GSA Annual Meeting in Indianapolis, Indiana, USA - 2018

Paper No. 42-11
Presentation Time: 9:00 AM-5:30 PM

ZONED CASSITERITE FROM SW ENGLAND – AN EXAMPLE OF ORTHOROMBIC OR MONOCLINIC SNO2?


DRIVENES, Kristian1, SORENSEN, Bjorn Eske1, BROWNSCOMBE, William2, RAANES, Morten Peder3, SELTMANN, Reimar4 and SPRATT, John2, (1)Department of Geoscience and Petroleum, Norwegian University of Science and Technology, Sem Saelands veg 1, Trondheim, 7491, Norway, (2)Core Research Laboratories, Natural History Museum, Cromwell Road, London, SW7 5BD, United Kingdom, (3)Department of Materials Science, NTNU, Alfred Getz vei 2, Trondheim, 7491, Norway, (4)Department of Earth Sciences, Natural History Museum, Cromwell Road, London, SW7 5BD, United Kingdom

Large (100-800 µm), euhedral grains are observed as lining on clusters of fine-grained tourmaline in a quartz-tourmaline rock at Nanjizal bay, SW England. In plane polarized light, cassiterite is colorless to light brown, with patchy zoning of darker brown. The dark brown patches are clearly linked to W content, showing up to 6000 µg/g in dark brown zones, and mostly below detection limit (~800 µg/g) in colorless zones. Cathodoluminescence (CL) textures reveal concentric growth zoning around the c-axis. A weak positive correlation between Ti and CL intensity and a negative correlation between W and CL intensity can be observed. Particularly, the Ti-CL relationship is inconsistent, and other defects are likely to be the controlling CL activators.
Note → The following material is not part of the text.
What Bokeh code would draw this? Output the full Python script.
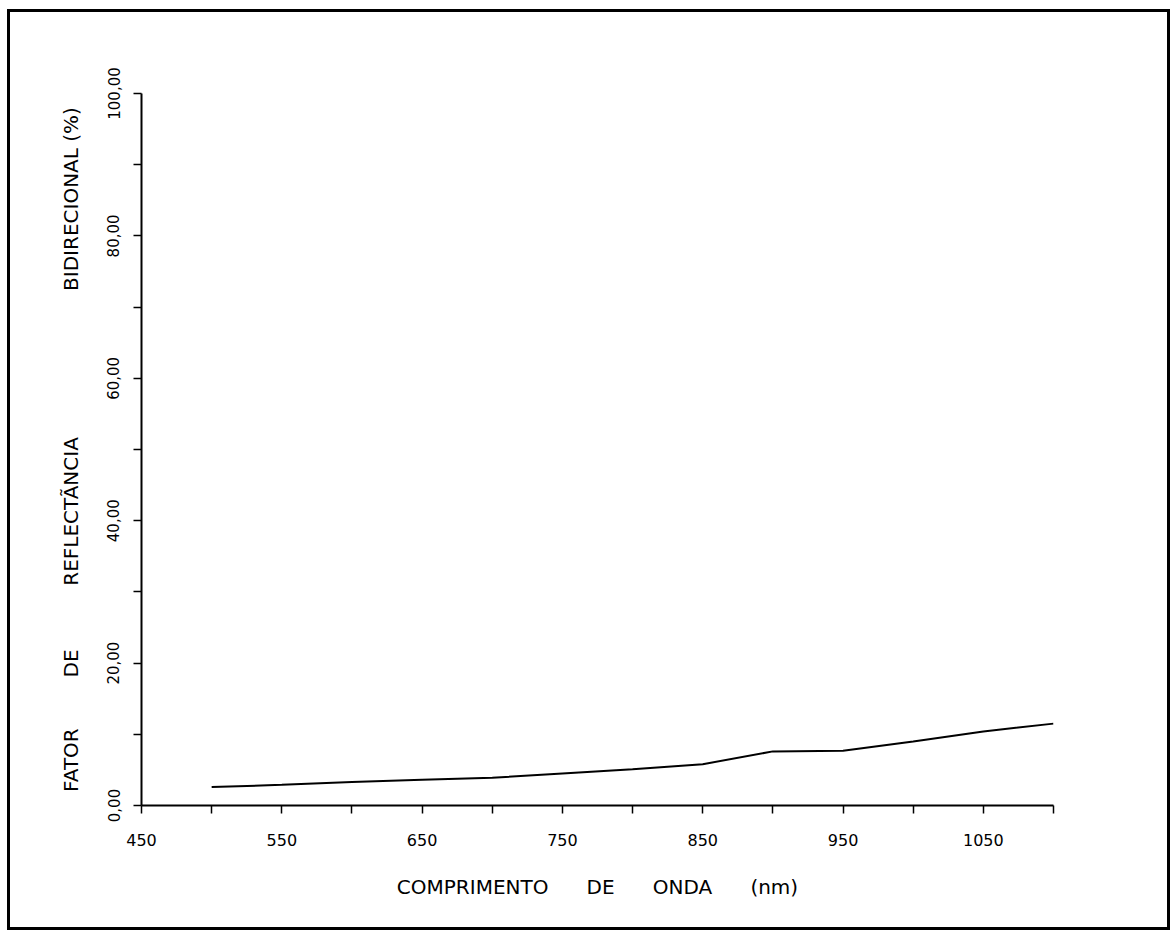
from bokeh.plotting import figure
from bokeh.models import FixedTicker, Range1d
from bokeh.embed import file_html
from bokeh.resources import INLINE

# Data (wavelength nm, bidirectional reflectance factor %)
wavelength = [500, 550, 600, 650, 700, 750, 800, 850, 900, 950, 1000, 1050, 1100]
reflectance = [2.6, 2.9, 3.3, 3.6, 3.9, 4.5, 5.1, 5.8, 7.6, 7.7, 9.0, 10.4, 11.5]

x_major = [450, 550, 650, 750, 850, 950, 1050]
x_minor = [500, 600, 700, 800, 900, 1000, 1100]
y_major = [0, 20, 40, 60, 80, 100]
y_minor = [10, 30, 50, 70, 90]
y_tick_text = ["0,00", "20,00", "40,00", "60,00", "80,00", "100,00"]

NB = "\u00a0"
y_title = ("FATOR" + NB * 8 + "DE" + NB * 10 + "REFLECTÃNCIA" + NB * 23
           + "BIDIRECIONAL" + NB + "(%)")
x_title = "COMPRIMENTO" + NB * 6 + "DE" + NB * 6 + "ONDA" + NB * 6 + "(nm)"

FONT = "DejaVu Sans"

p = figure(width=1163, height=921, output_backend="svg", toolbar_location=None,
           x_range=Range1d(450, 1100), y_range=Range1d(0, 100),
           min_border_left=131, min_border_right=120, min_border_top=81,
           min_border_bottom=128)
p.styles = {"border": "3px solid black", "box-sizing": "border-box",
            "margin-left": "7px", "margin-top": "9px"}
p.outline_line_color = None
p.grid.visible = False
p.background_fill_color = "white"
p.border_fill_color = "white"

p.line(wavelength, reflectance, line_color="black", line_width=2)

xa = p.xaxis[0]
xa.ticker = FixedTicker(ticks=x_major, minor_ticks=x_minor)
xa.axis_line_width = 2
xa.major_tick_out = 8
xa.major_tick_in = 0
xa.minor_tick_out = 8
xa.minor_tick_in = 0
xa.major_tick_line_width = 1.5
xa.minor_tick_line_width = 1.5
xa.major_label_text_font = FONT
xa.major_label_text_font_size = "16px"
xa.major_label_text_color = "black"
xa.major_label_standoff = 20
xa.axis_label = x_title
xa.axis_label_text_font = FONT
xa.axis_label_text_font_style = "normal"
xa.axis_label_text_font_size = "20px"
xa.axis_label_text_color = "black"
xa.axis_label_standoff = 26

ya = p.yaxis[0]
ya.ticker = FixedTicker(ticks=y_major, minor_ticks=y_minor)
ya.major_label_overrides = {v: t for v, t in zip(y_major, y_tick_text)}
ya.major_label_orientation = "vertical"
ya.axis_line_width = 2
ya.major_tick_out = 8
ya.major_tick_in = 0
ya.minor_tick_out = 8
ya.minor_tick_in = 0
ya.major_tick_line_width = 1.5
ya.minor_tick_line_width = 1.5
ya.major_label_text_font = FONT
ya.major_label_text_font_size = "15px"
ya.major_label_text_color = "black"
ya.major_label_standoff = 14
ya.axis_label = y_title
ya.axis_label_text_font = FONT
ya.axis_label_text_font_style = "normal"
ya.axis_label_text_font_size = "20px"
ya.axis_label_text_color = "black"
ya.axis_label_standoff = 22

open("out.html", "w").write(file_html(p, INLINE))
In cross polarized light, sections intersecting the c-axis at high angles show distinct sector zoning. Interference colors are typically 2nd order blue and 1st order yellow/purple. This zoning is not related to any of the analyzed trace elements (Fe, W, Ti, Nb) or to cathodoluminescence zoning. The EBSD data showed no orientation difference across the sectors, in contrast to across the elbow twin developed by reflection on the [011] plane, which corresponds to a 67.8° difference in orientation. Only very minor variations in orientation across grains normal to the c-axis were detected by EBSD, and unrelated to the interference color sectors. The sectors represent the growth traces of the pyramidal {h0ℓ} plane. The 4-fold symmetry along the c-axis in cassiterite indicates that the pyramidal faces are symmetrical equivalents. Only a difference in c-axis orientation would produce the variation in interference colors, and two sets of different {h0ℓ} faces is not sufficient. One grain clearly showed biaxial optical properties, indicating that the crystal structure may not be perfectly tetragonal. If, however, the sector zoning is compositional rather than strictly crystallographic, the difference in retardation observed in the optical microscope must be produced by elements other than Fe, W, Ti and Nb. However, incorporating different trace elements at symmetrically equivalent faces requires other properties, such as polarity differences. At the present, most evidence supports the interpretation that the investigated cassiterite is actually orthorhombic or monoclinic.